What Are The Most Iconic Chrollo Manga Panels Ever Drawn?

2025-09-22 14:46:32 183

5 Answers

Yasmine
Yasmine
2025-09-23 08:01:44
My taste tends toward the quiet menace panels: Chrollo's face half in shadow, a cigarette between his fingers, and the rest of the page arranged like a stage. Those few frames where the reader is forced to slow down—where speech is minimal and the composition does the work—are the most iconic to me. I also adore the page where he opens his book and the little things he’s stolen seem to shimmer; it turns the abstract idea of stealing abilities into something visually concrete. Small, smart panels like these stick with me longer than most big action splash pages, and they show why I keep coming back to 'Hunter x Hunter'.
Wyatt
Wyatt
2025-09-24 19:15:57
I've got a soft spot for Chrollo panels that read like a cold chess move. The ones where he isn't shouting or exploding with nen, but where every line of his expression says strategy—those are iconic in my book. There’s one scene where he’s shown in profile, cigarette lit, and the whole page is built around the geometry of his face and the smoke curling; it's deceptively simple but loaded with menace. It’s the kind of panel that makes you realize Togashi can say an entire character arc with one well-timed close-up.

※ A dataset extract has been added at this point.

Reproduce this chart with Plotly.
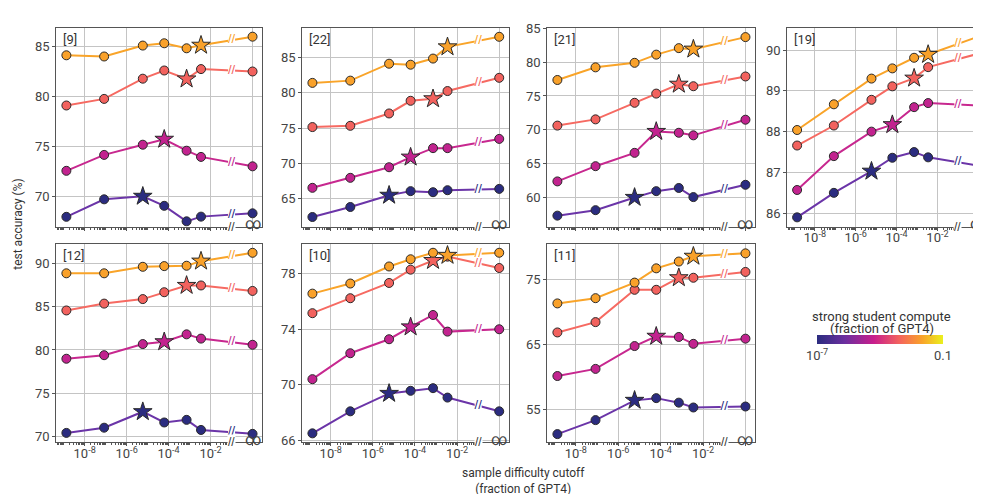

Then there are the action beats: Chrollo opening his book, the way the panels fracture into smaller frames to show his hands, the stolen abilities as tactile objects—those pages feel cinematic. Also, the aftermath panels where opponents lie still and the camera pulls back to show Chrollo walking away, that lingering shot nails his cold charisma. I still flip back to those sequences when I need a reminder of how powerful silent storytelling can be.
Ursula
Ursula
2025-09-25 08:50:01
Looking at Chrollo from an artist’s angle, my eye always lands on panels that use negative space and line economy brilliantly. Togashi often isolates Chrollo against large, almost empty backgrounds which amplifies his presence; those pages teach you about stagecraft in comics. A particular structural favorite of mine is when a multi-tiered page alternates between extreme close-ups of his hands manipulating the book and wider shots of his composed face—this contrast builds tension without frantic linework.

I also admire the panels that convey leadership through posture rather than dialogue: the Troupe arranged in a way that funnels attention to him, the spider motif subtly echoed in panel borders. Even some of the more violent or tragic panels—Hisoka's expression after their duel, for instance—gain their emotional weight because Chrollo's earlier calm is still echoing in the layout. Those are the sorts of pages I study when I want to learn how to make a character feel monumental on the page. They always leave me impressed and a little unnerved.
Yara
Yara
2025-09-27 15:19:23
Flipping through 'Hunter x Hunter', the panels of Chrollo that keep popping into my head are the ones that make the air go cold on the page. The quiet close-ups—him lighting a cigarette, the smoke framing that composed, almost indifferent face—are deceptively powerful. There's a particular page where his eyes narrow into a single, unreadable line and the background goes stark black; Togashi somehow manages to say more with that tiny shift than entire pages elsewhere. That calm-before-the-storm vibe is what hooks me every reread.

Another set of pages I keep returning to are the group shots of the Phantom Troupe with Chrollo in the center. Those panels, where the layout makes him feel both part of the mass and utterly apart from it, are textbook composition: the spider motif, the tattoo glimpsed across the chest, the way other members angle towards him. The moments where he flips open his book and the stolen abilities spill across the panels—Togashi draws those pages like a magician revealing cards, and I still get goosebumps when the light catches the pages. Those visuals are what make Chrollo linger in my head long after I close the manga; they're elegant, chilling, and infinitely replayable in my imagination.
Ivy
Ivy
2025-09-28 03:22:28
On late-night rereads, it’s the little signature Chrollo frames that grab me: the half-smile, the cigarette ash falling, or the instant his eyes sharpen into calculation. Those micro-moments are iconic because they condensate so much character into a single beat. I also love the ensemble panels where the Troupe forms around him—Togashi arranges bodies and gazes so that Chrollo becomes both leader and cipher at once.

There’s also a visceral panel I revisit where Chrollo opens his book and the stolen nen abilities are presented almost like objects on a shrine; it turns an abstract ability into a tactile, eerie collection. Those images stick with me because they mix elegance with a low-level dread, which is exactly the mood I want when I dive back into 'Hunter x Hunter'. They always make me pause and smile at how brilliantly rendered his menace is.